Comment by shawnz
6 years ago
This is the commonly recited argument but I don't believe it was ever proven to be legally necessary. Furthermore, even if it was, it's not clear what level of integration is "too deep". So in practice, it's just a way for kernel developers to add political restrictions as they see fit.
Proven legally necessary, as in, a court telling them to stop doing something? I'm pretty sure they don't want it to get to that point.
Proven legally necessary, as in, a court ever telling anyone in that situation to stop doing it. Or even to start doing it in the first place. There's just no legal justification behind it whatsoever.

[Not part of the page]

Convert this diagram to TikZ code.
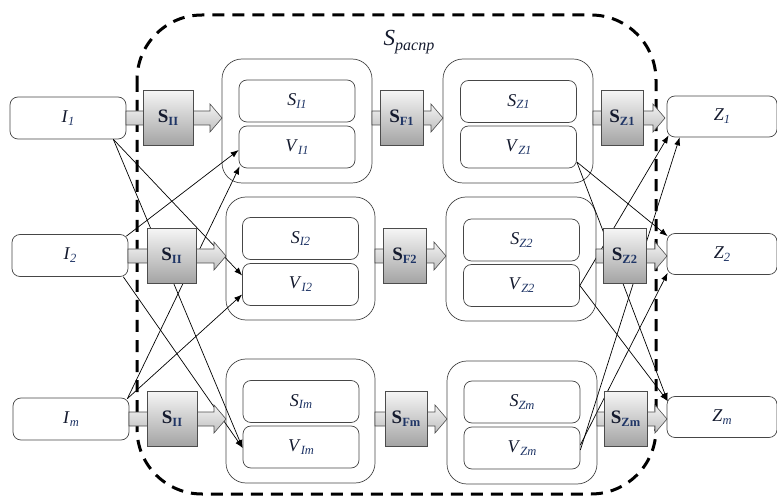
\documentclass[tikz,border=0pt]{standalone}
\usepackage{fontspec}
\setmainfont{Liberation Serif}
\usetikzlibrary{calc,arrows.meta}
\definecolor{navy}{HTML}{1F3566}
\definecolor{ink}{HTML}{141A2E}
\newcommand{\sublab}[2]{\textit{#1}\raisebox{-0.35ex}{\fontsize{12.5}{12.5}\selectfont\color{navy}\textit{#2}}}
\newcommand{\boldlab}[2]{\textbf{#1}\raisebox{-0.3ex}{\fontsize{12.5}{12.5}\selectfont\color{navy}\textbf{#2}}}
\tikzset{
  box/.style={draw=gray!55!black, line width=0.7pt, rounded corners=8pt, fill=white,
    minimum width=116pt, minimum height=42pt, inner sep=0pt,
    font=\fontsize{18}{21}\selectfont, text=ink},
  zbox/.style={box, minimum width=110pt, minimum height=41pt},
  group/.style={draw=gray!55!black, line width=0.7pt, rounded corners=20pt,
    inner sep=0pt},
  link/.style={-{Latex[length=8pt,width=6pt]}, line width=0.7pt, black},
  border/.style={line width=3pt, dash pattern=on 12pt off 8pt, rounded corners=65pt},
  shaftstyle/.style={top color=gray!10, bottom color=gray!50, draw=gray!60!black, line width=0.6pt},
  blockstyle/.style={top color=gray!8, bottom color=gray!72, draw=gray!60!black, line width=0.6pt},
  blabel/.style={font=\fontsize{19}{21}\selectfont, inner sep=0pt, text=ink}
}
% #1 name, #2 shaft start x, #3 box left, #4 box right, #5 tip x, #6 centre y, #7 label
\newcommand{\barrow}[7]{%
  \shadedraw[shaftstyle] (#2,#6-7) -- (#5-12,#6-7) -- (#5-12,#6-14) -- (#5,#6)
     -- (#5-12,#6+14) -- (#5-12,#6+7) -- (#2,#6+7) -- cycle;
  \shadedraw[blockstyle] (#3,#6-27.5) rectangle (#4,#6+27.5);
  \node[blabel] (#1) at ({(#3+#4)/2},#6) {#7};
}
\begin{document}
\begin{tikzpicture}[x=1pt,y=-1pt]
\useasboundingbox (0,0) rectangle (777,497);

% dashed boundary
\draw[border] (137,15) rectangle (656,494);

% group boxes
\node[group, minimum width=150pt, minimum height=124pt] (GI1) at (297,121) {};
\node[group, minimum width=149pt, minimum height=123pt] (GI2) at (300.5,258.5) {};
\node[group, minimum width=149pt, minimum height=124pt] (GIm) at (300.5,421) {};
\node[group, minimum width=150pt, minimum height=124pt] (GZ1) at (518,121) {};
\node[group, minimum width=150pt, minimum height=124pt] (GZ2) at (521,259) {};
\node[group, minimum width=150pt, minimum height=123pt] (GZm) at (522,422.5) {};

% inner boxes
\node[box] (SI1) at (297,101) {\sublab{S}{I1}};
\node[box] (VI1) at (297,147) {\sublab{V}{I1}};
\node[box] (SI2) at (300.5,238.5) {\sublab{S}{I2}};
\node[box] (VI2) at (300.5,284.5) {\sublab{V}{I2}};
\node[box] (SIm) at (301,401.5) {\sublab{S}{Im}};
\node[box] (VIm) at (301,447) {\sublab{V}{Im}};
\node[box] (SZ1) at (518.5,101.5) {\sublab{S}{Z1}};
\node[box] (VZ1) at (518.5,147) {\sublab{V}{Z1}};
\node[box] (SZ2) at (521.5,240) {\sublab{S}{Z2}};
\node[box] (VZ2) at (521.5,285.5) {\sublab{V}{Z2}};
\node[box] (SZm) at (522,402) {\sublab{S}{Zm}};
\node[box] (VZm) at (522,448) {\sublab{V}{Zm}};

% inputs and outputs
\node[box] (I1) at (68,118) {\sublab{I}{1}};
\node[box] (I2) at (70,255.5) {\sublab{I}{2}};
\node[box] (Im) at (71,419) {\sublab{I}{m}};
\node[zbox] (Z1) at (722,116.5) {\sublab{Z}{1}};
\node[zbox] (Z2) at (722,254) {\sublab{Z}{2}};
\node[zbox] (Zm) at (722,417) {\sublab{Z}{m}};

% cross connections, input side
\draw[link] ($(I1.south east)+(-13,0)$) -- ($(VI2.west)+(0,-9)$);
\draw[link] ($(I1.south east)+(-13,0)$) -- ($(VIm.west)+(0,1)$);
\draw[link] ($(I2.north east)+(-2,2)$) -- ($(VI1.west)+(0,3)$);
\draw[link] ($(I2.south east)+(-5,0)$) -- ($(VIm.west)+(0,1)$);
\draw[link] ($(Im.north east)+(-2,1)$) -- ($(VI1.south west)+(1,-2)$);
\draw[link] ($(Im.north east)+(-2,1)$) -- ($(VI2.west)+(0,10)$);

% cross connections, output side
\draw[link] ($(VZ1.east)+(0,15)$) -- ($(Z2.north west)+(1,3)$);
\draw[link] ($(VZ1.east)+(0,15)$) -- ($(Zm.north west)+(1,5)$);
\draw[link] (VZ2.east) -- ($(Z1.south west)+(2,-2)$);
\draw[link] (VZ2.east) -- ($(Zm.north west)+(1,5)$);
\draw[link] ($(VZm.east)+(0,2)$) -- ($(Z1.south west)+(13,0)$);
\draw[link] ($(VZm.east)+(0,-3)$) -- ($(Z2.south west)+(1,-2)$);

% block arrows
\barrow{AI1}{126}{143}{193}{222}{118}{\boldlab{S}{II}}
\barrow{AF1}{372}{380}{423}{443}{118}{\boldlab{S}{F1}}
\barrow{AZ1}{593}{601}{643}{665}{118}{\boldlab{S}{Z1}}
\barrow{AI2}{128}{147}{196}{226}{256}{\boldlab{S}{II}}
\barrow{AF2}{375}{383}{426}{446}{256}{\boldlab{S}{F2}}
\barrow{AZ2}{596}{603}{646}{667}{256}{\boldlab{S}{Z2}}
\barrow{AIm}{129}{147}{197}{226}{419}{\boldlab{S}{II}}
\barrow{AFm}{375}{385}{427}{447}{419}{\boldlab{S}{Fm}}
\barrow{AZm}{597}{604}{647}{667}{419}{\boldlab{S}{Zm}}

% title
\node[inner sep=0pt, text=ink] (title) at (409,42)
  {\fontsize{23}{26}\selectfont\textit{S}\raisebox{-0.4ex}{\fontsize{16}{16}\selectfont\textit{распр}}};
\end{tikzpicture}
\end{document}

"Proven" is a maybe impossible standard: Kernel devs hint at the GPLonly exports having been useful in certain cases they prefer not to discuss on a ML. https://lore.kernel.org/lkml/20190110131132.GC20217@kroah.co...
One can interpret this as something legally significant, or an embarrassing private anecdote, or nothing substantial at all, maybe even just talk. However, I'd give them the benefit of the doubt. Not the least since they could be the ones against Oracle's legal dept...
What he is referring to is the use of the GPL export restriction to strong-arm companies into releasing their code as GPL. It's nothing to do with a legal requirement, he is just an open source licensing hardhead. See: https://lwn.net/Articles/603145/
Surely the kernel developers can do whatever the hell they like.
If you don’t like that don’t use it.